The suicide tank truck driver killed the 14 Iraqi soldiers near the gate of the army unit's headquarters near Iskandariyah, 30 miles south of the capital, provincial police spokesman Capt. Muthanna Khalid said. Twenty-nine others were wounded.
Iraqi soldiers opened fire on the speeding truck but could not stop it until it reached the unit headquarters and the driver detonated his explosives.
A Turkish Foreign Ministry official, speaking on condition of anonymity because he was not authorized to release the information, confirmed the meeting between Iraq's Deputy Foreign Minister Mohammed al-Haj Mahmoud and Turkish charge d'affaires Ahmet Yazal, but denied it was a "protest."
Amir al-Saadi, a 40-year-old vendor who works nearby, said the explosion flattened the army unit's headquarters building.
"The explosion was huge and caused the building to collapse," he said. "Police, soldiers and residents are searching for bodies and people who are still alive but buried under the rubble."
In Baghdad, a parked car bomb struck a convoy of Iraqi police commandos, killing one of them and a pedestrian and wounding seven other people, and gunmen elsewhere killed one policeman and wounded another while they were on a foot patrol.
A roadside bomb that apparently targeted a police patrol in eastern Baghdad instead struck a minibus, killing at least five people.
In Baqouba, the provincial capital of Diyala, two suicide bombers on foot blew themselves up at a police checkpoint, killing one policeman.
At least 767 Iraqi security personnel have been killed since a U.S.-Iraqi security crackdown began on Feb 14. During the same period immediately preceding the operation, at least 593 Iraqi security personnel were killed, according to figures compiled by The Associated Press. The actual number in both cases is likely higher as many killings go unreported.
An American soldier was killed Saturday by small-arms fire in Diyala province, north of Baghdad, the military said. The death raised to at least 3,502 members of the U.S. military who have died since the Iraq war started in March 2003, according to an Associated Press count.
Diyala, a hotbed of the Sunni insurgency, has become increasingly dangerous since the beginning of the Baghdad security operation nearly four months ago. Militants have fled the capital to avoid capture and forced the U.S. military to dispatch about 3,000 more American forces to Diyala from already overtaxed reinforcements arriving in Baghdad.

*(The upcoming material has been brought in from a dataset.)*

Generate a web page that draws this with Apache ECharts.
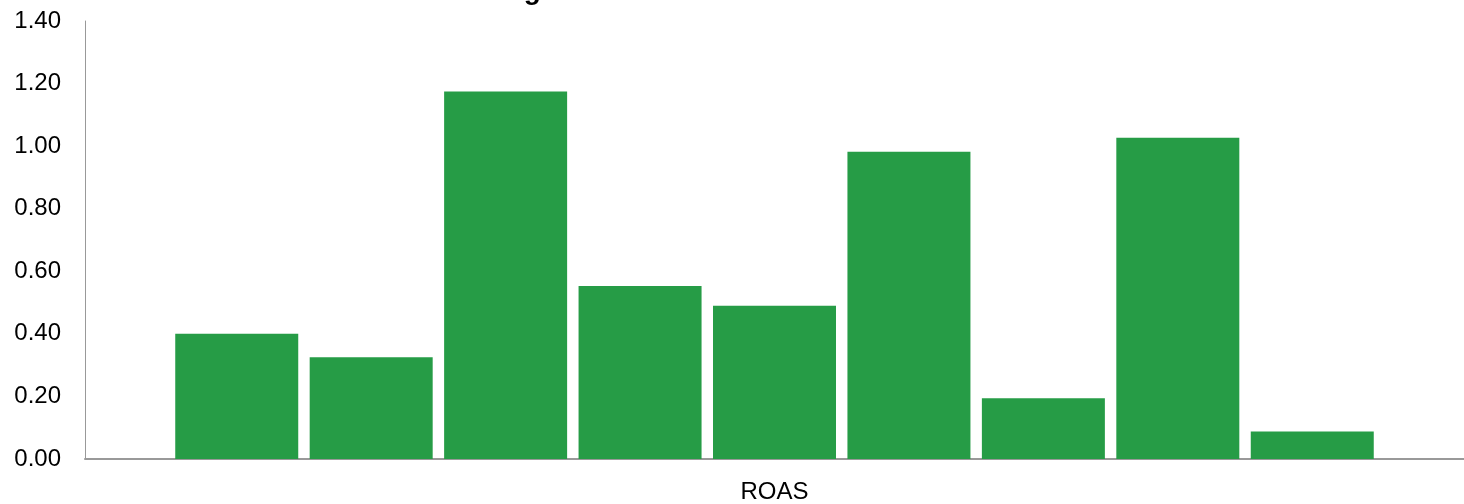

In Baghdad, sporadic clashes erupted for nearly two hours in Amil, a dangerous neighborhood that has divided into a predominantly Sunni western half and an eastern side controlled by Shiite militiamen.
The fighting began when Iraqi army patrols came under attack in the predominantly Sunni neighborhood and returned fire, an army official said, declining to be identified because he did not have the clearance to speak to the media.
The official said four civilians were wounded and the situation was brought under control with help from U.S. forces. The army official said the clashes occurred on the Shiite side.
A total of 73 people were killed or found dead across Iraq on Saturday, 24 of them bodies dumped in Baghdad. Most of those victims were killed with a shot to the back of the head and showed signs of torture.